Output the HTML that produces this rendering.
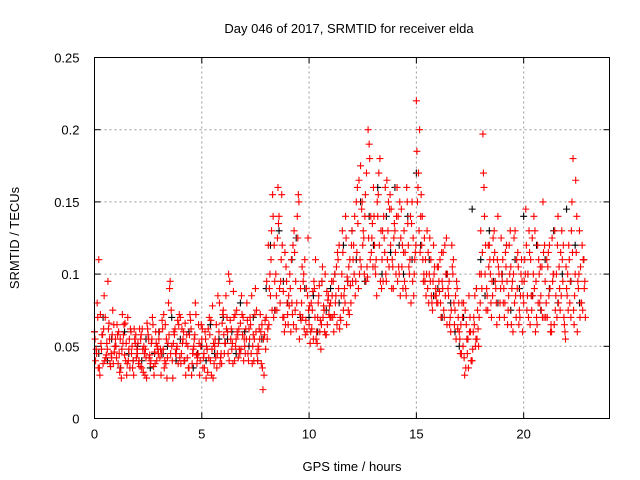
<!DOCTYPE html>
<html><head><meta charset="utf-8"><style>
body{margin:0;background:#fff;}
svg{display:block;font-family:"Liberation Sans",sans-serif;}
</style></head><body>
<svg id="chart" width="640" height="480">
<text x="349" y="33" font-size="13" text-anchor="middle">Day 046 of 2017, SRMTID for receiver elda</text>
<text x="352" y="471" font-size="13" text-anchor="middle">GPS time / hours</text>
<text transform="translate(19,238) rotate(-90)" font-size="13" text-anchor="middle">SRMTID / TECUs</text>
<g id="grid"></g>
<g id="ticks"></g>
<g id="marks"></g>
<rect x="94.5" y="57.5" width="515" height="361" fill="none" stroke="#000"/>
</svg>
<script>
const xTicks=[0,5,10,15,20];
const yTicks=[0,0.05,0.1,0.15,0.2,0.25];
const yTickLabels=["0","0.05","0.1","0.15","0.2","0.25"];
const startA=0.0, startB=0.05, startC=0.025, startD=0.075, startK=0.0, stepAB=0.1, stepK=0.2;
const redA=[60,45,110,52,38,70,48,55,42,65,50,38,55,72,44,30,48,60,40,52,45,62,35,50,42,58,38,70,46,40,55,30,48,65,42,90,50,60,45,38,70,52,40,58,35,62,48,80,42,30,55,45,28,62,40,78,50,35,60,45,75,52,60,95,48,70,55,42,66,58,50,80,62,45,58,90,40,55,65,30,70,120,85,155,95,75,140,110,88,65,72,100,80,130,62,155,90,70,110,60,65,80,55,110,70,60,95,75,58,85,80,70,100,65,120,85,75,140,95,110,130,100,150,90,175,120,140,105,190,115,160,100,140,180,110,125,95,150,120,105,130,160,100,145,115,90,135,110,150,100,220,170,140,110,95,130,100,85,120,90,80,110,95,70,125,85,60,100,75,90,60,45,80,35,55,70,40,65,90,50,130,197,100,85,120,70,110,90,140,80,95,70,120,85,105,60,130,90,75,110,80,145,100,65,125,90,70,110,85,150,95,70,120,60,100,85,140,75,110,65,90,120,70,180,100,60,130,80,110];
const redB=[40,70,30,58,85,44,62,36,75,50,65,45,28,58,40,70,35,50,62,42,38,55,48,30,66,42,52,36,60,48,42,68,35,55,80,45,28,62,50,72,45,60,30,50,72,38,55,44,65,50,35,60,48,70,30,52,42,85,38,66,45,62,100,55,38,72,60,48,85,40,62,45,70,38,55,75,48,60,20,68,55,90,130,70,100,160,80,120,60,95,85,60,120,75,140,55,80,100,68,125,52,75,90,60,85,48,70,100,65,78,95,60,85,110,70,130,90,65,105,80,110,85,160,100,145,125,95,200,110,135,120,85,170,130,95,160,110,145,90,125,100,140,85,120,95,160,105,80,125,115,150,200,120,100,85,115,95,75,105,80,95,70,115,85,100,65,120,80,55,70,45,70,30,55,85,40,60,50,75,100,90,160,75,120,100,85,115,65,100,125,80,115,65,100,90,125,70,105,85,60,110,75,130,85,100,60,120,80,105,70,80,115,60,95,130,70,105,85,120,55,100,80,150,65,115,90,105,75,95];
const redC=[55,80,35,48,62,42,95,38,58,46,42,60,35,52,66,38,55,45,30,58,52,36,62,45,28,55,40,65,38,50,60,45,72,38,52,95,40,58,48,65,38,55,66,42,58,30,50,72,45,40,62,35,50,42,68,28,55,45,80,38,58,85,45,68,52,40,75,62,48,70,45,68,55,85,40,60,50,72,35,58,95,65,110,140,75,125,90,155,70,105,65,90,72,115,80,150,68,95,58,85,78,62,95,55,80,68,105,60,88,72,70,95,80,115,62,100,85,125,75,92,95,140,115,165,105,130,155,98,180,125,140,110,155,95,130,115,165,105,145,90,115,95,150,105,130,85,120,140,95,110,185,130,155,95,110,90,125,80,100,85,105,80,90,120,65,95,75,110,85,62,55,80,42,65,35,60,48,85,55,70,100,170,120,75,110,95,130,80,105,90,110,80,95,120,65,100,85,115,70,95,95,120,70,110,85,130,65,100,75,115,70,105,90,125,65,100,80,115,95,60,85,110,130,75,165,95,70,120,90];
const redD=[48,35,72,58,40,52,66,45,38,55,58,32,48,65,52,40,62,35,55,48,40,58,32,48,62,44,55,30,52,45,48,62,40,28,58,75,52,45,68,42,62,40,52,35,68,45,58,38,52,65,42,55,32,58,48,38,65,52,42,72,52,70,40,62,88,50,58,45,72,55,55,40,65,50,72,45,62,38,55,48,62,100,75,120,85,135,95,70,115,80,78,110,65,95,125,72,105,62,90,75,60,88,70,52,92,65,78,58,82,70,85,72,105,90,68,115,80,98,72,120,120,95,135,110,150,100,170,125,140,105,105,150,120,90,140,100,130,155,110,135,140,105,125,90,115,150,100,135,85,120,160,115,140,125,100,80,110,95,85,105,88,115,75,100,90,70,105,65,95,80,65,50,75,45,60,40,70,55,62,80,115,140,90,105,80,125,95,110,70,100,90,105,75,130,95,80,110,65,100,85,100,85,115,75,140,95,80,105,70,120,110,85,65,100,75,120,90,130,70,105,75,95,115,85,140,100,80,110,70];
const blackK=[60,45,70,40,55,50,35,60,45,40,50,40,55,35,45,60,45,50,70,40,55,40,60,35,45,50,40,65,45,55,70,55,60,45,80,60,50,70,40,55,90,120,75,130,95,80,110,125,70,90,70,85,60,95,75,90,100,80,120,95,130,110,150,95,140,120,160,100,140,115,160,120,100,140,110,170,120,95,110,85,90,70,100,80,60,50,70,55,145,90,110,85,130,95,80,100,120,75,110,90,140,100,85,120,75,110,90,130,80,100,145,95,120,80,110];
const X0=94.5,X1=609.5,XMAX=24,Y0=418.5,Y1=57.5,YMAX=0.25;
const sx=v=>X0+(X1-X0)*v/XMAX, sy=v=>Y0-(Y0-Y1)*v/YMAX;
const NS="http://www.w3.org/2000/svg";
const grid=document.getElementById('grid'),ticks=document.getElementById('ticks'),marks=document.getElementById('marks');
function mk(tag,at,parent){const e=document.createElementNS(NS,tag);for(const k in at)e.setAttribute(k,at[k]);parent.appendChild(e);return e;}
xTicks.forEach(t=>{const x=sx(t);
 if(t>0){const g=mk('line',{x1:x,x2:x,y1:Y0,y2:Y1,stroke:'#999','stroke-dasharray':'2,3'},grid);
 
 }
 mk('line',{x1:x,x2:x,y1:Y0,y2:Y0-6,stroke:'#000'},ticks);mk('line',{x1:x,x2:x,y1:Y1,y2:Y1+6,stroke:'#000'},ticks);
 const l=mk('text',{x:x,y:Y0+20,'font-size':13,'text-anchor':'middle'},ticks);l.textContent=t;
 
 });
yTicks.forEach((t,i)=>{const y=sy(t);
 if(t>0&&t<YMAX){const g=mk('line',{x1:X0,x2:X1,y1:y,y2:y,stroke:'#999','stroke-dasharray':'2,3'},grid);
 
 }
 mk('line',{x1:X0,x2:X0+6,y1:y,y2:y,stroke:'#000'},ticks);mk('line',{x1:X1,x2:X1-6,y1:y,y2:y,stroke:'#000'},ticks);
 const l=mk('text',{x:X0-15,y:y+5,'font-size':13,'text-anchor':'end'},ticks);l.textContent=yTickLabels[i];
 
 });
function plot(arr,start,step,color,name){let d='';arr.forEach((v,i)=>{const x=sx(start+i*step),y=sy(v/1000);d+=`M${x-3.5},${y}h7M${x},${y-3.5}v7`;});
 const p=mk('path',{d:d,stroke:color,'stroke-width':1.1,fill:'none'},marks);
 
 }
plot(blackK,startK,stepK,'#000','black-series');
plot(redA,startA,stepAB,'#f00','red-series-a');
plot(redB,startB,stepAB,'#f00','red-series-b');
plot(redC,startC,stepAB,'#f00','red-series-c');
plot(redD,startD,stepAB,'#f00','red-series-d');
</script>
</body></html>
============
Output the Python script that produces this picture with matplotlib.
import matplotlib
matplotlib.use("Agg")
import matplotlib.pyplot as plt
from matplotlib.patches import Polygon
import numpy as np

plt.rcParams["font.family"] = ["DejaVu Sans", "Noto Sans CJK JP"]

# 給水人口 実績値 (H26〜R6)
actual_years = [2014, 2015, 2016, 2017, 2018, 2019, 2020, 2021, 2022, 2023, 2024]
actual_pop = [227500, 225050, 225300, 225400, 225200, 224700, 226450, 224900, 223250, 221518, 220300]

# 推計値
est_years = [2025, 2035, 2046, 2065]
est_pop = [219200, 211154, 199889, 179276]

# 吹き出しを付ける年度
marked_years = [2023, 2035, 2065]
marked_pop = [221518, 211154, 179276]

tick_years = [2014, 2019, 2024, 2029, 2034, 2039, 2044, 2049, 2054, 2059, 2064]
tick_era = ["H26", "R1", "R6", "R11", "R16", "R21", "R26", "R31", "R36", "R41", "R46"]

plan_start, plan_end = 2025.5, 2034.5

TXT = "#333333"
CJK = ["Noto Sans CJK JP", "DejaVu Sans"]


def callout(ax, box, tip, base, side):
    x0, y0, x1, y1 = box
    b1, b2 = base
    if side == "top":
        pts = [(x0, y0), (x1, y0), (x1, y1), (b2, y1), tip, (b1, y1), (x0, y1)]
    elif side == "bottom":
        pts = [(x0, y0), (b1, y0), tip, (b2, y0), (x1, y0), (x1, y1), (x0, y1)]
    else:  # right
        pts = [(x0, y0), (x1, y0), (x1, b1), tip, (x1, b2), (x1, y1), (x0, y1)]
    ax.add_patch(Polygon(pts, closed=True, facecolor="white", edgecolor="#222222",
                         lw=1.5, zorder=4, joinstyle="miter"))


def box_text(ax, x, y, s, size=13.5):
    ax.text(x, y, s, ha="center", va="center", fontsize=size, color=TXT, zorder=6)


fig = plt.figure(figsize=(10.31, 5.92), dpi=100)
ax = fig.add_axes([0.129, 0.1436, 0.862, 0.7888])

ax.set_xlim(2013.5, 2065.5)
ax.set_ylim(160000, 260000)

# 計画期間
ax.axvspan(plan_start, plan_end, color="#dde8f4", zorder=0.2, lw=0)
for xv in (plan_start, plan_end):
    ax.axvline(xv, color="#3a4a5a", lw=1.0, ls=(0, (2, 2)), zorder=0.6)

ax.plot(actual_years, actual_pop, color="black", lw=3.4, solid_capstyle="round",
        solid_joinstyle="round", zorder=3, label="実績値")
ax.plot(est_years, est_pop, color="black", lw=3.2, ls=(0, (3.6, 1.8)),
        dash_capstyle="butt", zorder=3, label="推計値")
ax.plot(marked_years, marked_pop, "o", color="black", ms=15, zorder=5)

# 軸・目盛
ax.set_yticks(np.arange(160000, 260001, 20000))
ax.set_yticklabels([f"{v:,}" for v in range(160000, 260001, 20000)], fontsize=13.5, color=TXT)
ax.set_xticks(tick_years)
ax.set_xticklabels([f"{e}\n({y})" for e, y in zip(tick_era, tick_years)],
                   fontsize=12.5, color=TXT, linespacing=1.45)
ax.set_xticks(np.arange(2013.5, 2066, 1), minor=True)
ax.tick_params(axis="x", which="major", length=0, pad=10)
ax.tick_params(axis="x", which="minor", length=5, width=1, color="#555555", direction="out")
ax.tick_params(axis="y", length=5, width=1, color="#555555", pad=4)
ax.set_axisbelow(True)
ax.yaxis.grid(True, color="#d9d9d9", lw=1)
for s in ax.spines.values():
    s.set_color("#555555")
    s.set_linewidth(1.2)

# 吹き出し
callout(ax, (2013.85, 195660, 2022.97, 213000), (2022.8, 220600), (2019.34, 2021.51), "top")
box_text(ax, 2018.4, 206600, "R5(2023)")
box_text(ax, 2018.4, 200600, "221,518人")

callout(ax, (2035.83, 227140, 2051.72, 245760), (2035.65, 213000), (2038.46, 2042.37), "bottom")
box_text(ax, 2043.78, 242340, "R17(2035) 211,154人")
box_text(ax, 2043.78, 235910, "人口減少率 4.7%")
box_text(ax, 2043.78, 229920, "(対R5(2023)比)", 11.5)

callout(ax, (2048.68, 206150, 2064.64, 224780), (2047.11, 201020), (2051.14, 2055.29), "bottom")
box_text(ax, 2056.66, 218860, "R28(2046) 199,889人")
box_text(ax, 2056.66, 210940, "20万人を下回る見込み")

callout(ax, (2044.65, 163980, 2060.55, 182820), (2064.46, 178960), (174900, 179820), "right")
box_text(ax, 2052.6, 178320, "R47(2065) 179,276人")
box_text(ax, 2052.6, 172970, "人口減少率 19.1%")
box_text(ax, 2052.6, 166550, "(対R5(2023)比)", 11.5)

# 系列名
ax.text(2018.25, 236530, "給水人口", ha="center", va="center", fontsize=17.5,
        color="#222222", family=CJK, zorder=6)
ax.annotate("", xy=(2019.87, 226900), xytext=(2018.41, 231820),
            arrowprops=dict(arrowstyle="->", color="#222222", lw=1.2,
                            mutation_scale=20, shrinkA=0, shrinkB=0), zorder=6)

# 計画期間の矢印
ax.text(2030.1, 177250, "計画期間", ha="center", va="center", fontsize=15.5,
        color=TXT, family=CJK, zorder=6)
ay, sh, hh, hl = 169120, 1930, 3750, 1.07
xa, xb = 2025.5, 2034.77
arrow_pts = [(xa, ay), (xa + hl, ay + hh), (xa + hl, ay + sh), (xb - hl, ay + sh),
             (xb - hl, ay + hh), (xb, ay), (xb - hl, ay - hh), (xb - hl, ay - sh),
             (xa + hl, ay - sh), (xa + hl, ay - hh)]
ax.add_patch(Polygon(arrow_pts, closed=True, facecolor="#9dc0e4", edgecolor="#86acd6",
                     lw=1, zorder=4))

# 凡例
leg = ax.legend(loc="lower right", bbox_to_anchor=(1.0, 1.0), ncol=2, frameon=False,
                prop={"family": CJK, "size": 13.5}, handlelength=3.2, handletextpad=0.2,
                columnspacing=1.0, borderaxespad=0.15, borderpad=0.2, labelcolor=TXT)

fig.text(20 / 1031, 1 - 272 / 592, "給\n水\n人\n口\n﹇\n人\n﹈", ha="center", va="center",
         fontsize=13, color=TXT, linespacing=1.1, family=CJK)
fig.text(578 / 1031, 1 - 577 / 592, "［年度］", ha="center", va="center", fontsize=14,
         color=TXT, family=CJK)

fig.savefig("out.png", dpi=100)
============
== Aim ==
Exactly the lines from the one holding "Output the Python" through the one holding "marked_pop = [221518, 211154, 179276]" should be printed, ends included.

== Written response ==
Output the Python script that produces this picture with matplotlib.
import matplotlib
matplotlib.use("Agg")
import matplotlib.pyplot as plt
from matplotlib.patches import Polygon
import numpy as np

plt.rcParams["font.family"] = ["DejaVu Sans", "Noto Sans CJK JP"]

# 給水人口 実績値 (H26〜R6)
actual_years = [2014, 2015, 2016, 2017, 2018, 2019, 2020, 2021, 2022, 2023, 2024]
actual_pop = [227500, 225050, 225300, 225400, 225200, 224700, 226450, 224900, 223250, 221518, 220300]

# 推計値
est_years = [2025, 2035, 2046, 2065]
est_pop = [219200, 211154, 199889, 179276]

# 吹き出しを付ける年度
marked_years = [2023, 2035, 2065]
marked_pop = [221518, 211154, 179276]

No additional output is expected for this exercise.